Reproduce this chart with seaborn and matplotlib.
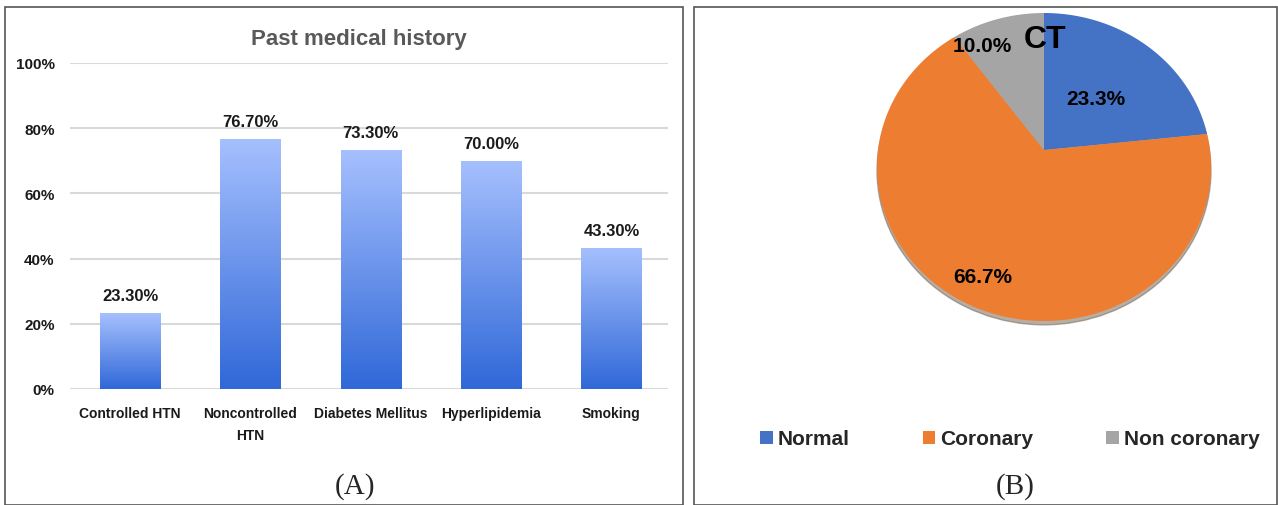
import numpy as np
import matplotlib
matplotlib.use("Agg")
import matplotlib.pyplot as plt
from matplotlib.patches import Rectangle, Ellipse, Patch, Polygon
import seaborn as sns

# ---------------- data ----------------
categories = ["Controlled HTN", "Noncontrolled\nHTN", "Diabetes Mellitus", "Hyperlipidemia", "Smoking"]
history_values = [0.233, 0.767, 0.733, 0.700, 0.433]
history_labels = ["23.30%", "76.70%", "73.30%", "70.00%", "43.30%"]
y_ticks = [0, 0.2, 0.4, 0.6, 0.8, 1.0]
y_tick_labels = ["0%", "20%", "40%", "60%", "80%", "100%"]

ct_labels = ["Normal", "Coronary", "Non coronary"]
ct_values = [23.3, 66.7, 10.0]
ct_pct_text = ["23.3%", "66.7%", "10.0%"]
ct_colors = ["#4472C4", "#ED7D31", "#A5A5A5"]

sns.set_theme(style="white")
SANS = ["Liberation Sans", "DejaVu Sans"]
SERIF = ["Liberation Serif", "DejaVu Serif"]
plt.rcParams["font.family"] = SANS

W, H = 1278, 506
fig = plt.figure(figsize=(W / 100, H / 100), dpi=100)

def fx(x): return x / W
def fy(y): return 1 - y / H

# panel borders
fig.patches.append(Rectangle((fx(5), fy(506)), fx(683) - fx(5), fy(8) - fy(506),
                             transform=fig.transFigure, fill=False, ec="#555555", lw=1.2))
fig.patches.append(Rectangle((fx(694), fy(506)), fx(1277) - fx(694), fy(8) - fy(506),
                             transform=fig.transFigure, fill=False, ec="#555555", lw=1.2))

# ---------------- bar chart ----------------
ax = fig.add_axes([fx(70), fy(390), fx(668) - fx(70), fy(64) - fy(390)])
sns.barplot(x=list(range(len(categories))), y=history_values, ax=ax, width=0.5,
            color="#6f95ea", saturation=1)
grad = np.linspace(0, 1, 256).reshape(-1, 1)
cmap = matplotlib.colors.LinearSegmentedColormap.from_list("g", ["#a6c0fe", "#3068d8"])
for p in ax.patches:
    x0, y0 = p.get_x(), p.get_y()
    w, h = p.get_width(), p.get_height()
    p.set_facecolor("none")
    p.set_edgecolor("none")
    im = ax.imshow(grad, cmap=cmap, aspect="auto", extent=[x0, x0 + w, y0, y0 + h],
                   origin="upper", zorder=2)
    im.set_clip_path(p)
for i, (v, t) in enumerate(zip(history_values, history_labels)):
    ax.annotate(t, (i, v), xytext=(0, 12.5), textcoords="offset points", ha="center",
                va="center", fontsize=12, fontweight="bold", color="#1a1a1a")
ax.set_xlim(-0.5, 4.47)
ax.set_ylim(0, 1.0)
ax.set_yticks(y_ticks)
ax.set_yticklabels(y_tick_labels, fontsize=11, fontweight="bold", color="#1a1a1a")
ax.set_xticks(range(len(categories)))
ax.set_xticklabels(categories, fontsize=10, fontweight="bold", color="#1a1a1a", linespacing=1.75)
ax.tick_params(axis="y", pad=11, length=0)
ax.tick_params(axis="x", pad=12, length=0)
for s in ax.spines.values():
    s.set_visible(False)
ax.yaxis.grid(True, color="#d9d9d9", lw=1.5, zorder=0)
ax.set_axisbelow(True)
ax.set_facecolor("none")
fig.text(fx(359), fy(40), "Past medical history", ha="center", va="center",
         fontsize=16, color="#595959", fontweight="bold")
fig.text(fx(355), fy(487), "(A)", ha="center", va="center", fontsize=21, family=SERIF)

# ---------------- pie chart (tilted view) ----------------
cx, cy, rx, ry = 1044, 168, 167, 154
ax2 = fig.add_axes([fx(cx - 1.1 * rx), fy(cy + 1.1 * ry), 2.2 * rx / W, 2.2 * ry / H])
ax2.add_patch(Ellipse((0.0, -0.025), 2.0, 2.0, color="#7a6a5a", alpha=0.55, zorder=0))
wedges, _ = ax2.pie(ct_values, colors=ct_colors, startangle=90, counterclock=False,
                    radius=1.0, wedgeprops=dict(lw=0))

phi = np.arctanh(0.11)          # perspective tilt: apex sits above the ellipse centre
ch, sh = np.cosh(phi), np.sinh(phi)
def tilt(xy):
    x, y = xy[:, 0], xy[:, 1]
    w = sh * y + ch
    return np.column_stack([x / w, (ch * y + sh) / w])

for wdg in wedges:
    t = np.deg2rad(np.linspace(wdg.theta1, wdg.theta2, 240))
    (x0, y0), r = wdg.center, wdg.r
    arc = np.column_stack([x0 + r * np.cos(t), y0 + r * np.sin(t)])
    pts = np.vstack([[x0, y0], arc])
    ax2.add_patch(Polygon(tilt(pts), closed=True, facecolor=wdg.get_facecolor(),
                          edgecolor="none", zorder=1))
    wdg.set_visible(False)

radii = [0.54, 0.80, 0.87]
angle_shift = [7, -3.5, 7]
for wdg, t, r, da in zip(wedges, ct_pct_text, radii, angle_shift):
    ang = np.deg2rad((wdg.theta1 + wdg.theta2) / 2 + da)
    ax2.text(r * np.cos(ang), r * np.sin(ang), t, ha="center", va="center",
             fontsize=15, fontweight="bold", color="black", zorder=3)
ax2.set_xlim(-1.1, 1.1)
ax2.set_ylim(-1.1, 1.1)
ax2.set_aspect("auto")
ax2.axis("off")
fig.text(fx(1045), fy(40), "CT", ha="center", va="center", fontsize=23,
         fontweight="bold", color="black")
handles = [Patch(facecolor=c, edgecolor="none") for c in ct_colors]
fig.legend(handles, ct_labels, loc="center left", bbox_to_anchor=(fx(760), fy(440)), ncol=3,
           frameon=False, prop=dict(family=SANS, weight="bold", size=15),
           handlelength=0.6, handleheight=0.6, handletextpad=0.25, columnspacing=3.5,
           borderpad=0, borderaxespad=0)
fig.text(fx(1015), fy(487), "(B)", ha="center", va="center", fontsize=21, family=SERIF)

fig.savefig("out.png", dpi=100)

Brief » Begin at the top of the material above and output each line exactly, stopping after the line that holds "import seaborn as sns". Leave out pictures.

Full answer »
Reproduce this chart with seaborn and matplotlib.
import numpy as np
import matplotlib
matplotlib.use("Agg")
import matplotlib.pyplot as plt
from matplotlib.patches import Rectangle, Ellipse, Patch, Polygon
import seaborn as sns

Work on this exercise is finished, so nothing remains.